Oggi i tentativi di ripescare testimonianze dalle maree umane di 30 anni fa non vanno visti solo come un’operazione culturale di carattere commemorativo. Servono per ricordare, ma sono anche un modo per dare volto, voce e storia, in definitiva dignità, alle persone che attraversarono l’Adriatico con tante speranze e sogni per una vita migliore. Tra gli albanesi, chi racconta l’arrivo sulle coste pugliesi non dimentica mai di parlare anche della vita nel proprio paese, della partenza e del viaggio.
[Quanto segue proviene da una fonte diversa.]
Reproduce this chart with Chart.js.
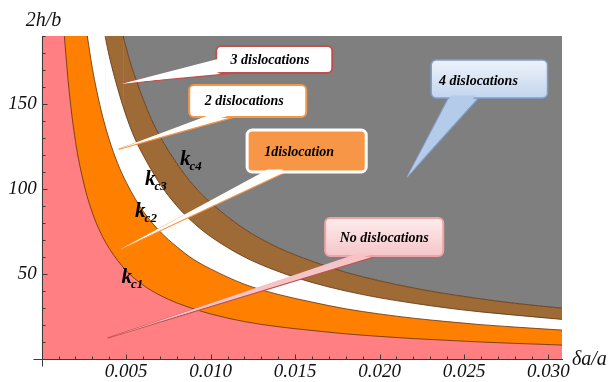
<!DOCTYPE html>
<html>
<head>
<meta charset="utf-8">
<title>Critical thickness map</title>
<script src="https://cdn.jsdelivr.net/npm/chart.js@4.4.0/dist/chart.umd.min.js"></script>
<style>
  html, body { margin: 0; padding: 0; background: #fff; }
  #wrap { width: 609px; height: 382px; }
</style>
</head>
<body>
<div id="wrap"><canvas id="chart" width="609" height="382"></canvas></div>
<script>
// Critical curves: x = delta a / a, y = 2h/b
const kc1X = [0.00134, 0.0016, 0.002, 0.0025, 0.003, 0.0035, 0.004, 0.005, 0.006, 0.007, 0.008, 0.009, 0.010, 0.012, 0.014, 0.016, 0.018, 0.020, 0.022, 0.024, 0.026, 0.028, 0.0308];
const kc1Y = [190, 160, 128, 103, 86, 74, 65, 52, 43.5, 37.5, 33, 29.5, 26.5, 22, 19, 16.8, 14.8, 13.3, 12, 11, 10, 9.2, 8.2];

const kc2X = [0.0027, 0.003, 0.0035, 0.004, 0.0045, 0.005, 0.006, 0.007, 0.008, 0.009, 0.010, 0.012, 0.014, 0.016, 0.018, 0.020, 0.022, 0.024, 0.026, 0.028, 0.0308];
const kc2Y = [190, 171, 147, 129, 115, 104, 87, 75, 66, 58.5, 53, 44, 38, 33.5, 29.5, 26.5, 24, 22, 20.2, 18.8, 17];

const kc3X = [0.00375, 0.004, 0.0045, 0.005, 0.0055, 0.006, 0.007, 0.008, 0.009, 0.010, 0.012, 0.014, 0.016, 0.018, 0.020, 0.022, 0.024, 0.026, 0.028, 0.0308];
const kc3Y = [190, 178, 159, 143, 130, 120, 103, 90, 80, 72, 60, 51.5, 45, 40, 36, 32.8, 30, 27.7, 25.8, 23.3];

const kc4X = [0.00482, 0.0052, 0.0056, 0.006, 0.0065, 0.007, 0.008, 0.009, 0.010, 0.012, 0.014, 0.016, 0.018, 0.020, 0.022, 0.024, 0.026, 0.028, 0.0308];
const kc4Y = [190, 176, 164, 153, 141, 131, 115, 102, 92, 76.5, 65.5, 57.5, 51, 46, 41.8, 38.3, 35.4, 32.8, 29.9];

const xMin = 0, xMax = 0.0308;
const yMin = 0, yMax = 190;

const xTicks = [0.005, 0.010, 0.015, 0.020, 0.025, 0.030];
const xTickLabels = ['0.005', '0.010', '0.015', '0.020', '0.025', '0.030'];
const yTicks = [50, 100, 150];
const yTickLabels = ['50', '100', '150'];
const xMinorStep = 0.001;
const yMinorStep = 10;

const xTitle = '\u03B4a/a';
const yTitle = '2h/b';

// curve labels: k with subscript, anchored in data coordinates
const curveLabels = [
    { sub: 'c1', x: 0.00472, y: 44.5 },
    { sub: 'c2', x: 0.00553, y: 83.4 },
    { sub: 'c3', x: 0.00612, y: 102.4 },
    { sub: 'c4', x: 0.00819, y: 114.1 }
];

// speech bubbles, anchored in data coordinates
const callouts = [
    { text: '3 dislocations', box: [0.01033, 184.1, 0.01720, 168.2], textAt: [0.01352, 175.9],
      tip: [0.00470, 161.8], base: [[0.01039, 175.3], [0.01151, 168.2]],
      fill: '#ffffff', stroke: '#c0504d', lw: 2, tailFill: '#ffffff', tailStroke: '#c0504d' },
    { text: '2 dislocations', box: [0.00873, 161.2, 0.01566, 142.4], textAt: [0.01199, 151.8],
      tip: [0.00458, 123.5], base: [[0.00985, 142.4], [0.01145, 142.4]],
      fill: '#ffffff', stroke: '#f79646', lw: 2, tailFill: '#ffffff', tailStroke: '#f79646' },
    { text: '1dislocation', box: [0.01216, 134.7, 0.01921, 110.0], textAt: [0.01524, 121.8],
      tip: [0.00470, 64.7], base: [[0.01323, 110.0], [0.01447, 110.0]],
      fill: '#f79646', stroke: '#ffffff', lw: 3, tailFill: '#ffffff', tailStroke: '#f79646' },
    { text: 'No dislocations', box: [0.01678, 82.9, 0.02377, 60.6], textAt: [0.02028, 71.2],
      tip: [0.00393, 12.4], base: [[0.01856, 60.6], [0.01986, 60.6]],
      fill: ['#fdecec', '#f5c6c8'], stroke: '#eea3a8', lw: 2, tailFill: '#f6c3c7', tailStroke: '#c0504d' },
    { text: '4 dislocations', box: [0.02306, 175.9, 0.02994, 153.5], textAt: [0.02585, 163.5],
      tip: [0.02164, 107.1], base: [[0.02407, 153.5], [0.02585, 153.5]],
      fill: ['#eef3fb', '#c3d5ee'], stroke: '#7f9fcf', lw: 1.5, tailFill: '#b5cbea', tailStroke: '#7f9fcf' }
];

const serif = '"Liberation Serif", "DejaVu Serif", serif';
const edge = 'rgba(95,50,15,0.8)';

function pts(xs, ys) {
    return xs.map((x, i) => ({ x: x, y: ys[i] }));
}

function curve(xs, ys, color) {
    return {
        data: pts(xs, ys), fill: 'origin', backgroundColor: color,
        borderColor: edge, borderWidth: 1, pointRadius: 0,
        cubicInterpolationMode: 'monotone'
    };
}

// block that paints the band colour left of where a curve enters the top edge;
// it runs a hair past the entry point so no seam shows between the two fills
function cap(xs, color) {
    return {
        data: [{ x: xMin, y: yMax }, { x: xs[0] + 0.00004, y: yMax }],
        fill: 'origin', backgroundColor: color, borderWidth: 0, pointRadius: 0
    };
}

const axesPlugin = {
    id: 'axes',
    afterDatasetsDraw(chart) {
        const { ctx, chartArea: a, scales: { x, y } } = chart;
        ctx.save();
        ctx.strokeStyle = '#3a3a3a';
        ctx.lineWidth = 1;
        ctx.beginPath();
        const bx = Math.round(y.getPixelForValue(0)) + 0.5;
        const lx = Math.round(x.getPixelForValue(0)) + 0.5;
        ctx.moveTo(lx - 9, bx); ctx.lineTo(a.right + 1, bx);
        ctx.moveTo(lx, a.top); ctx.lineTo(lx, bx + 7);
        for (let v = xMinorStep; v <= xMax + 1e-9; v += xMinorStep) {
            const px = Math.round(x.getPixelForValue(v)) + 0.5;
            const major = Math.abs(v / 0.005 - Math.round(v / 0.005)) < 1e-6;
            ctx.moveTo(px, bx); ctx.lineTo(px, bx - (major ? 5 : 3));
        }
        for (let v = yMinorStep; v <= yMax; v += yMinorStep) {
            const py = Math.round(y.getPixelForValue(v)) + 0.5;
            const major = v % 50 === 0;
            ctx.moveTo(lx, py); ctx.lineTo(lx + (major ? 5 : 3), py);
        }
        ctx.stroke();

        ctx.fillStyle = '#111';
        ctx.font = 'italic 20px ' + serif;
        ctx.textAlign = 'center';
        ctx.textBaseline = 'alphabetic';
        ctx.fillText(yTitle, lx + 1, 26);
        ctx.textAlign = 'left';
        ctx.fillText(xTitle, a.right + 10, bx + 5);
        ctx.restore();
    }
};

const labelPlugin = {
    id: 'curveLabels',
    afterDatasetsDraw(chart) {
        const { ctx, scales: { x, y } } = chart;
        ctx.save();
        ctx.fillStyle = '#000';
        ctx.textBaseline = 'alphabetic';
        ctx.textAlign = 'left';
        curveLabels.forEach(l => {
            const px = x.getPixelForValue(l.x), py = y.getPixelForValue(l.y);
            ctx.font = 'bold italic 21px ' + serif;
            ctx.fillText('k', px, py);
            const w = ctx.measureText('k').width;
            ctx.font = 'bold italic 13px ' + serif;
            ctx.fillText(l.sub, px + w - 1, py + 5);
        });
        ctx.restore();
    }
};

const calloutPlugin = {
    id: 'callouts',
    afterDatasetsDraw(chart) {
        const { ctx, scales: { x, y } } = chart;
        const P = p => [x.getPixelForValue(p[0]), y.getPixelForValue(p[1])];
        ctx.save();
        ctx.lineJoin = 'round';
        callouts.forEach(c => {
            const [x1, y1] = P([c.box[0], c.box[1]]);
            const [x2, y2] = P([c.box[2], c.box[3]]);
            const tip = P(c.tip);
            const b = c.base.map(P);
            let fill = c.fill;
            if (Array.isArray(fill)) {
                const g = ctx.createLinearGradient(0, y1, 0, y2);
                g.addColorStop(0, fill[0]);
                g.addColorStop(1, fill[1]);
                fill = g;
            }
            const tail = (inset) => {
                ctx.beginPath();
                ctx.moveTo(b[0][0] + inset, b[0][1] - inset);
                ctx.lineTo(tip[0], tip[1]);
                ctx.lineTo(b[1][0] - inset, b[1][1] - inset);
                ctx.closePath();
            };
            // tail outline
            tail(0);
            ctx.fillStyle = c.tailFill;
            ctx.fill();
            ctx.strokeStyle = c.tailStroke;
            ctx.lineWidth = 1.2;
            ctx.stroke();
            // box
            ctx.beginPath();
            ctx.roundRect(x1, y1, x2 - x1, y2 - y1, 5);
            ctx.fillStyle = fill;
            ctx.fill();
            ctx.strokeStyle = c.stroke;
            ctx.lineWidth = c.lw;
            ctx.stroke();
            // open the joint between tail and box
            tail(2.5);
            ctx.fillStyle = c.tailFill;
            ctx.fill();

            const [tx, ty] = P(c.textAt);
            ctx.fillStyle = '#000';
            ctx.font = 'bold italic 14px ' + serif;
            ctx.textAlign = 'center';
            ctx.textBaseline = 'middle';
            ctx.fillText(c.text, tx, ty);
        });
        ctx.restore();
    }
};

// drawn last-to-first: gray band, then kc4 layer down to kc1 layer
const datasets = [
    curve(kc1X, kc1Y, '#ff7f82'), cap(kc1X, '#ff7f82'),
    curve(kc2X, kc2Y, '#ff8000'), cap(kc2X, '#ff8000'),
    curve(kc3X, kc3Y, '#ffffff'), cap(kc3X, '#ffffff'),
    curve(kc4X, kc4Y, '#9e6a36'), cap(kc4X, '#9e6a36'),
    { data: pts(kc4X, kc4Y), fill: 'end', backgroundColor: '#7f7f7f', borderWidth: 0, pointRadius: 0, cubicInterpolationMode: 'monotone' }
];

const tickFont = { family: serif, size: 19, style: 'italic' };

new Chart(document.getElementById('chart'), {
    type: 'line',
    data: { datasets: datasets },
    options: {
        responsive: false,
        animation: false,
        devicePixelRatio: 1,
        layout: { padding: { top: 36, right: 47, left: 0, bottom: 0 } },
        plugins: { legend: { display: false }, tooltip: { enabled: false } },
        scales: {
            x: {
                type: 'linear', min: xMin, max: xMax,
                grid: { display: false, drawTicks: false }, border: { display: false },
                afterBuildTicks: s => { s.ticks = xTicks.map(v => ({ value: v })); },
                afterFit: s => { s.height = 23; },
                ticks: { callback: (v, i) => xTickLabels[i], font: tickFont, color: '#111', padding: 2, maxRotation: 0, autoSkip: false }
            },
            y: {
                type: 'linear', min: yMin, max: yMax,
                grid: { display: false, drawTicks: false }, border: { display: false },
                afterBuildTicks: s => { s.ticks = yTicks.map(v => ({ value: v })); },
                afterFit: s => { s.width = 41.7; },
                ticks: { callback: (v, i) => yTickLabels[i], font: tickFont, color: '#111', padding: 5, autoSkip: false }
            }
        }
    },
    plugins: [calloutPlugin, labelPlugin, axesPlugin]
});
</script>
</body>
</html>
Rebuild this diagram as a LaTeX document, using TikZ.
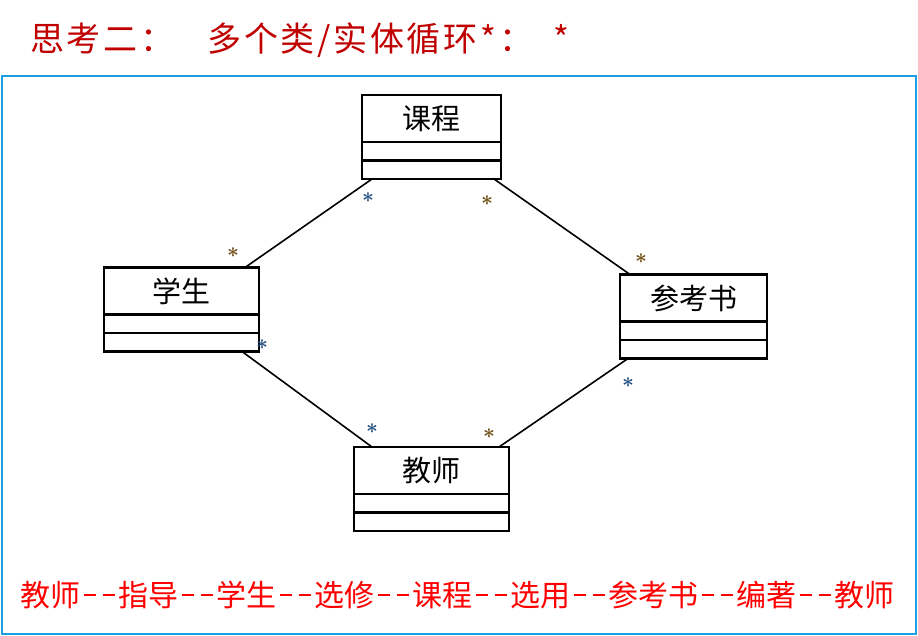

Queste persone, seppur tra mille difficoltà e sacrifici, oggi si sono pienamente integrate nella società italiana. Molti di loro hanno acquisito anche la cittadinanza italiana. Le loro storie e i loro esempi ci ricordano che bisogna sempre vedere e cercare la persona, anche quando sembra invisibile e smarrita nella moltitudine; che bisogna sempre conoscere e comprendere le storie di ciascuno, anche quando sembrano incomprensibili e perse nella lontananza. È là che si incrociano i vissuti e le esperienze umane.
Immagini primordiali, trasmesse in maniera indistinta, generando impressione e paura. La migrazione viene presentata con sembianze minacciose
Migranti, ovvero persone
Oggi gli albanesi costituiscono indubbiamente una delle collettività storiche più numerose in Italia. Il sostanziale equilibrio tra i generi, la presenza diffusa nel territorio con relativa concentrazione nel Nord, la partecipazione estesa al mercato del lavoro, con un forte coinvolgimento nel settore industriale, la vocazione imprenditoriale in crescita, così come la conoscenza della lingua italiana e la stabilizzazione prolungata, insieme ad altri aspetti, rendono gli albanesi una delle collettività più integrate nel tessuto socio-economico italiano.
Il percorso della migrazione albanese dimostra, inoltre, che essa è un ponte di collegamento, uno spazio di incontro, un fattore di sviluppo, una grande risorsa per i due paesi (le rimesse degli emigrati in Italia fruttano ormai stabilmente, da almeno un quindicennio, tra i 120 e i 140 milioni di euro all’anno al Paese delle Aquile). Proprio per questo, c’è bisogno di un riconoscimento sincero e reale del suo ruolo, al di là della retorica dei bei discorsi. Serve un mondo più inclusivo e più giusto, che riconosca il contributo dei migranti come persone, al di là dell’utilitarismo economico. E ciò riguarda sia Italia che Albania.
Parlare della storia dell’immigrazione albanese e non menzionare confini, muri, paure, è comunque impossibile. Vale lo stesso per concetti come libertà, ponti, incontri. E allora vengono naturalmente in mente le parole di Papa Francesco, espresse a giugno, nel Messaggio in occasione della Giornata mondiale del migrante e del rifugiato 2021: «Il futuro delle nostre società è un futuro “a colori”, arricchito dalla diversità e dalle relazioni interculturali. Per questo dobbiamo imparare oggi a vivere insieme, in armonia e pace. […] In questa prospettiva, le migrazioni contemporanee ci offrono l’opportunità di superare le nostre paure per lasciarci arricchire dalla diversità del dono di ciascuno. Allora, se lo vogliamo, possiamo trasformare le frontiere in luoghi privilegiati di incontro, dove può fiorire il miracolo di un noi sempre più grande».